--- BEGIN Available data ---
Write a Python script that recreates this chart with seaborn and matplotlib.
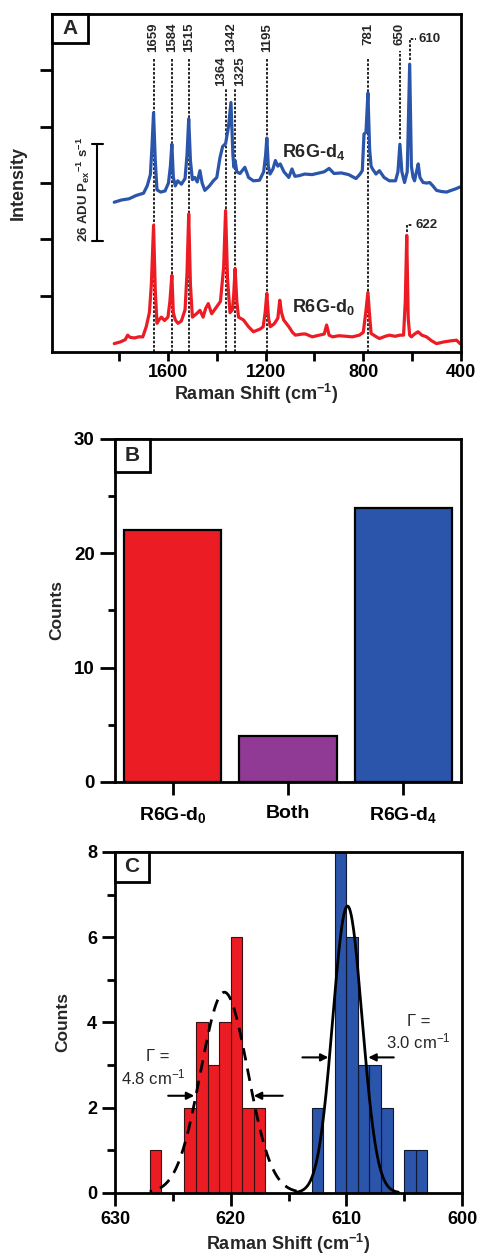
import numpy as np
import pandas as pd
import matplotlib
matplotlib.use('Agg')
import matplotlib.pyplot as plt
from matplotlib.patches import Rectangle
from matplotlib.ticker import MultipleLocator, FixedLocator
import seaborn as sns

# ---- panel A: spectra (Raman shift cm-1, intensity in tick units)
d4_shift = [1820, 1790, 1760, 1730, 1700, 1685, 1672, 1666, 1659, 1652, 1645, 1630, 1612, 1598,
            1590, 1584, 1578, 1570, 1560, 1545, 1530, 1522, 1515, 1508, 1500, 1490, 1480, 1469,
            1460, 1449, 1430, 1414, 1400, 1387, 1376, 1364, 1352, 1342, 1334, 1330, 1325, 1318,
            1305, 1285, 1270, 1250, 1225, 1208, 1200, 1195, 1189, 1182, 1170, 1160, 1150, 1140,
            1125, 1105, 1092, 1080, 1064, 1040, 1010, 980, 960, 940, 920, 890, 860, 830, 815,
            804, 797, 789, 781, 774, 768, 762, 748, 734, 715, 693, 668, 658, 650, 642, 631, 620,
            610, 603, 596, 590, 582, 575, 568, 555, 540, 528, 515, 500, 480, 459, 440, 420, 404]
d4_int = [2.66, 2.70, 2.72, 2.78, 2.82, 2.95, 3.15, 3.60, 4.25, 3.40, 2.88, 2.84, 2.86, 3.00,
          3.30, 3.69, 3.10, 2.95, 3.04, 2.98, 3.08, 3.50, 4.14, 3.40, 3.06, 3.10, 3.02, 3.22,
          3.00, 2.87, 2.95, 3.04, 3.10, 3.45, 3.65, 3.70, 4.00, 4.43, 3.50, 3.28, 3.40, 3.20,
          3.17, 3.28, 3.10, 3.04, 3.05, 3.20, 3.50, 3.80, 3.30, 3.16, 3.25, 3.40, 3.30, 3.34,
          3.20, 3.10, 3.25, 3.12, 3.13, 3.16, 3.15, 3.18, 3.20, 3.26, 3.17, 3.18, 3.15, 3.08, 3.15,
          3.22, 3.87, 3.90, 4.60, 3.60, 3.30, 3.25, 3.16, 3.22, 3.10, 3.04, 3.04, 3.20, 3.69, 3.20,
          3.01, 3.20, 5.11, 3.30, 3.10, 3.04, 3.20, 3.34, 3.10, 3.01, 3.00, 3.01, 2.95, 2.87, 2.85,
          2.84, 2.87, 2.90, 2.93]

d0_shift = [1820, 1795, 1775, 1765, 1755, 1737, 1720, 1703, 1689, 1676, 1668, 1659, 1652, 1645,
            1635, 1627, 1614, 1600, 1592, 1584, 1578, 1570, 1559, 1545, 1530, 1522, 1515, 1508,
            1500, 1483, 1469, 1456, 1445, 1435, 1421, 1401, 1385, 1372, 1364, 1356, 1346, 1336,
            1331, 1325, 1318, 1311, 1291, 1270, 1250, 1222, 1210, 1202, 1195, 1188, 1181, 1165,
            1150, 1142, 1135, 1126, 1105, 1090, 1078, 1050, 1036, 1009, 980, 960, 950, 940, 926,
            900, 870, 845, 816, 800, 790, 781, 775, 768, 750, 734, 710, 693, 670, 650, 635, 628,
            622, 616, 610, 603, 590, 576, 560, 541, 520, 500, 470, 440, 418, 404]
d0_int = [0.15, 0.18, 0.22, 0.30, 0.26, 0.25, 0.27, 0.27, 0.45, 0.70, 1.20, 2.25, 1.10, 0.51,
          0.58, 0.62, 0.56, 0.62, 0.90, 1.36, 0.70, 0.57, 0.51, 0.55, 0.75, 1.40, 2.45, 1.20,
          0.62, 0.68, 0.74, 0.62, 0.78, 0.86, 0.68, 0.80, 0.90, 1.50, 2.51, 1.30, 0.70, 0.75,
          1.00, 1.48, 0.90, 0.62, 0.57, 0.45, 0.36, 0.41, 0.45, 0.70, 1.04, 0.60, 0.45, 0.50,
          0.60, 0.92, 0.70, 0.57, 0.45, 0.35, 0.30, 0.32, 0.32, 0.27, 0.30, 0.32, 0.48, 0.30, 0.27,
          0.29, 0.28, 0.27, 0.30, 0.35, 0.70, 1.06, 0.70, 0.33, 0.28, 0.24, 0.28, 0.30, 0.28, 0.30,
          0.30, 0.90, 2.07, 0.60, 0.30, 0.27, 0.32, 0.36, 0.30, 0.27, 0.20, 0.15, 0.18, 0.20, 0.21,
          0.15]

top_peaks = [1659, 1584, 1515, 1195]
low_peaks = [1364, 1325]

# ---- panel B
groups = ['R6G-d$_0$', 'Both', 'R6G-d$_4$']
group_counts = [22, 4, 24]

# ---- panel C: histogram bin centres and counts
d0_centres = [626.5, 625.5, 624.5, 623.5, 622.5, 621.5, 620.5, 619.5, 618.5, 617.5]
d0_counts = [1, 0, 0, 2, 4, 3, 4, 6, 2, 2]
d4_centres = [612.5, 611.5, 610.5, 609.5, 608.5, 607.5, 606.5, 605.5, 604.5, 603.5]
d4_counts = [2, 0, 8, 6, 3, 3, 2, 0, 1, 1]
# gaussian fits: centre, height, FWHM
fit_d0 = (620.55, 4.71, 4.8)
fit_d4 = (609.9, 6.73, 3.0)

RED = '#ec1c24'
BLUE = '#2a55aa'
PURPLE = '#913a95'

sns.set_theme(style='ticks')
plt.rcParams['font.family'] = ['Liberation Sans', 'DejaVu Sans']
plt.rcParams['font.weight'] = 'bold'
plt.rcParams['axes.labelweight'] = 'bold'
plt.rcParams['mathtext.fontset'] = 'custom'
plt.rcParams['mathtext.rm'] = 'Liberation Sans:bold'
plt.rcParams['mathtext.it'] = 'Liberation Sans:bold'
plt.rcParams['mathtext.bf'] = 'Liberation Sans:bold'
plt.rcParams['axes.edgecolor'] = 'black'
plt.rcParams['axes.linewidth'] = 2.0
plt.rcParams['xtick.color'] = 'black'
plt.rcParams['ytick.color'] = 'black'

fig = plt.figure(figsize=(4.8, 12.56), dpi=100)
axA = fig.add_axes([0.1083, 0.7197, 0.852, 0.2691])
axB = fig.add_axes([0.2396, 0.3774, 0.7208, 0.2731])
axC = fig.add_axes([0.2396, 0.0502, 0.7229, 0.2715])


def panel_tag(ax, letter, w, h):
    ax.add_patch(Rectangle((0, 1 - h), w, h, transform=ax.transAxes, facecolor='white',
                           edgecolor='black', lw=2, zorder=10, clip_on=False))
    ax.text(w / 2, 1 - h / 2, letter, transform=ax.transAxes, ha='center', va='center',
            fontsize=15, fontweight='bold', zorder=11)


# ================= A =================
dash = dict(color='black', lw=1.2, linestyle=(0, (1.6, 1.0)), zorder=1)
lab = dict(rotation=90, ha='center', va='bottom', fontsize=9.5)
for p in top_peaks:
    axA.plot([p, p], [0, 5.22], **dash)
    axA.text(p, 5.33, str(p), **lab)
for p, tx in zip(low_peaks, [1383, 1305]):
    axA.plot([p, p], [0, 4.67], **dash)
    axA.text(tx, 4.72, str(p), **lab)
axA.text(1342, 5.33, '1342', **lab)
axA.plot([781, 781], [0, 5.22], **dash)
axA.text(781, 5.45, '781', **lab)
axA.plot([650, 650], [3.78, 5.35], **dash)
axA.text(650, 5.45, '650', **lab)
axA.plot([610, 610, 585], [5.18, 5.56, 5.56], **dash)
axA.text(574, 5.56, '610', ha='left', va='center', fontsize=9.5)
axA.plot([622, 622, 597], [2.13, 2.25, 2.25], **dash)
axA.text(586, 2.25, '622', ha='left', va='center', fontsize=9.5)

spec = pd.DataFrame({'shift': d4_shift + d0_shift, 'intensity': d4_int + d0_int,
                     'sample': ['d4'] * len(d4_shift) + ['d0'] * len(d0_shift)})
sns.lineplot(data=spec, x='shift', y='intensity', hue='sample', palette={'d4': BLUE, 'd0': RED},
             lw=2.3, estimator=None, legend=False, ax=axA, zorder=3)

axA.text(1004, 3.55, 'R6G-d$_4$', ha='center', va='center', fontsize=13)
axA.text(963, 0.80, 'R6G-d$_0$', ha='center', va='center', fontsize=13)

# scale bar
axA.plot([1890, 1890], [1.98, 3.70], color='black', lw=1.5, clip_on=False)
axA.plot([1912, 1866], [3.70, 3.70], color='black', lw=1.5, clip_on=False)
axA.plot([1912, 1866], [1.98, 1.98], color='black', lw=1.5, clip_on=False)
axA.text(1948, 2.88, r'26 ADU P$_{ex}$$^{-1}$ s$^{-1}$', rotation=90, ha='center',
         va='center', fontsize=9.5)

axA.set_xlim(2075, 400)
axA.set_ylim(0, 6)
axA.xaxis.set_major_locator(FixedLocator([1600, 1200, 800, 400]))
axA.xaxis.set_minor_locator(FixedLocator([1800, 1400, 1000, 600]))
axA.yaxis.set_major_locator(FixedLocator([1, 2, 3, 4, 5]))
axA.set_yticklabels([])
axA.tick_params(axis='x', which='both', direction='out', length=6.5, width=2, labelsize=13, pad=2)
axA.tick_params(axis='y', which='both', direction='out', length=8.6, width=2)
axA.set_xlabel('Raman Shift (cm$^{-1}$)', fontsize=13, labelpad=1)
axA.set_ylabel('Intensity', fontsize=13)
axA.yaxis.set_label_coords(-0.061, 0.5)
panel_tag(axA, 'A', 0.088, 0.086)

# ================= B =================
sns.barplot(x=groups, y=group_counts, hue=groups, palette=[RED, PURPLE, BLUE], legend=False,
            width=0.845, edgecolor='black', linewidth=1.6, saturation=1, ax=axB)
axB.set_xlim(-0.5, 2.5)
axB.set_ylim(0, 30)
axB.yaxis.set_major_locator(MultipleLocator(10))
axB.yaxis.set_minor_locator(MultipleLocator(5))
axB.tick_params(axis='y', which='major', direction='out', length=11, width=2, labelsize=13.5)
axB.tick_params(axis='y', which='minor', direction='out', length=5, width=2)
axB.tick_params(axis='x', direction='out', length=9.5, width=2, labelsize=14, pad=7)
axB.set_ylabel('Counts', fontsize=12.5)
axB.yaxis.set_label_coords(-0.146, 0.5)
axB.set_xlabel('')
panel_tag(axB, 'B', 0.101, 0.096)

# ================= C =================
h0 = pd.DataFrame({'shift': d0_centres, 'n': d0_counts})
h4 = pd.DataFrame({'shift': d4_centres, 'n': d4_counts})
sns.histplot(data=h0, x='shift', weights='n', binwidth=1, binrange=(617, 627), color=RED,
             alpha=1, edgecolor='#3a1010', linewidth=0.8, ax=axC, zorder=2)
sns.histplot(data=h4, x='shift', weights='n', binwidth=1, binrange=(603, 613), color=BLUE,
             alpha=1, edgecolor='#101830', linewidth=0.8, ax=axC, zorder=2)

c0, a0, g0 = fit_d0
x0 = np.linspace(627.0, 614.3, 300)
y0 = a0 * np.exp(-4 * np.log(2) * (x0 - c0) ** 2 / g0 ** 2)
sns.lineplot(x=x0, y=y0, color='black', lw=2.0, linestyle=(0, (4.5, 3)), estimator=None,
             ax=axC, zorder=4)
c4, a4, g4 = fit_d4
x4 = np.linspace(614.4, 605.5, 300)
y4 = a4 * np.exp(-4 * np.log(2) * (x4 - c4) ** 2 / g4 ** 2)
sns.lineplot(x=x4, y=y4, color='black', lw=2.0, estimator=None, ax=axC, zorder=4)

arr = dict(arrowstyle='-|>', color='black', lw=1.5, mutation_scale=11, shrinkA=0, shrinkB=0)
axC.annotate('', xy=(623.15, 2.28), xytext=(625.4, 2.28), arrowprops=arr, zorder=5)
axC.annotate('', xy=(618.0, 2.28), xytext=(615.5, 2.28), arrowprops=arr, zorder=5)
axC.annotate('', xy=(611.55, 3.18), xytext=(613.8, 3.18), arrowprops=arr, zorder=5)
axC.annotate('', xy=(608.1, 3.18), xytext=(605.9, 3.18), arrowprops=arr, zorder=5)
axC.text(626.3, 3.2, '\u0393 =', ha='center', va='center', fontsize=12, fontweight='normal')
axC.text(626.7, 2.72, '4.8 cm$^{\\mathregular{-1}}$', ha='center', va='center', fontsize=12,
         fontweight='normal')
axC.text(603.7, 4.02, '\u0393 =', ha='center', va='center', fontsize=12, fontweight='normal')
axC.text(603.8, 3.55, '3.0 cm$^{\\mathregular{-1}}$', ha='center', va='center', fontsize=12,
         fontweight='normal')

axC.set_xlim(630, 600)
axC.set_ylim(0, 8)
axC.xaxis.set_major_locator(MultipleLocator(10))
axC.xaxis.set_minor_locator(MultipleLocator(5))
axC.yaxis.set_major_locator(MultipleLocator(2))
axC.yaxis.set_minor_locator(MultipleLocator(1))
axC.tick_params(axis='both', which='major', direction='out', length=9.5, width=2, labelsize=13)
axC.tick_params(axis='both', which='minor', direction='out', length=5.5, width=2)
axC.set_xlabel('Raman Shift (cm$^{-1}$)', fontsize=13, labelpad=3)
axC.set_ylabel('Counts', fontsize=12.5)
axC.yaxis.set_label_coords(-0.13, 0.5)
panel_tag(axC, 'C', 0.098, 0.088)

for ax in (axA, axB, axC):
    for s in ax.spines.values():
        s.set_visible(True)
        s.set_linewidth(2)
        s.set_zorder(6)

fig.savefig('out.png', dpi=100, facecolor='white')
--- END Available data ---
▶ The task
Copy nothing but the lines from the top of the data down to the line containing "import seaborn as sns", and leave the pictures out.

▶ Task output
Write a Python script that recreates this chart with seaborn and matplotlib.
import numpy as np
import pandas as pd
import matplotlib
matplotlib.use('Agg')
import matplotlib.pyplot as plt
from matplotlib.patches import Rectangle
from matplotlib.ticker import MultipleLocator, FixedLocator
import seaborn as sns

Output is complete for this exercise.